For decades, insurers had brushed off the need for forward-looking models, relying instead on backward-looking models that worked well enough for short-term rate setting. In fact, California regulators previously prohibited insurers from using forward-looking catastrophe models to set rates, as a consumer protection measure to prevent insurers from using opaque, proprietary models to justify price-gouging. But fossil-fuel driven extreme weather requires a different approach. California needs an approach that allows insurers to consider forward-looking risks, without removing public oversight. 

The industry has turned to climate scientists, and even AI-driven catastrophe models, in a scramble to keep up with mounting risk. But too often, these models are inconsistent, error-prone, and susceptible to embedded biases that exacerbate existing disparities. Marginalized communities, who have long suffered from discriminatory underwriting and coverage withdrawal, would have no meaningful way to challenge biased rate increases or coverage denials driven by these new proprietary models. While California recently set a formal review process for the approval of private catastrophe models, a step towards transparency, the complexity of the review process necessitates a bolder, public approach. A public model, in contrast, can help prevent these inequities by offering consistent, open methodologies and data sources that all stakeholders can scrutinize.

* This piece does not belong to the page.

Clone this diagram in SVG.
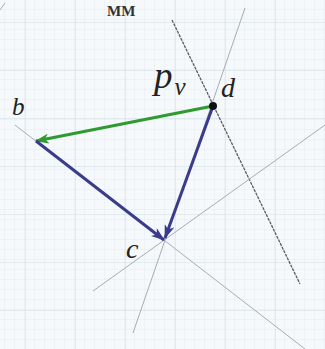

Given the necessity and limitations of catastrophe models, transparency is essential. By grounding these models in publicly available data and subjecting them to public scrutiny, policymakers can better protect consumers and promote equitable outcomes in the insurance industry. Climate change is already reshaping where and how people live. The question is whether the tools used to manage that risk will serve the public interest or the narrow interests of insurance companies. California’s experiment with a public catastrophe model may be the first real test.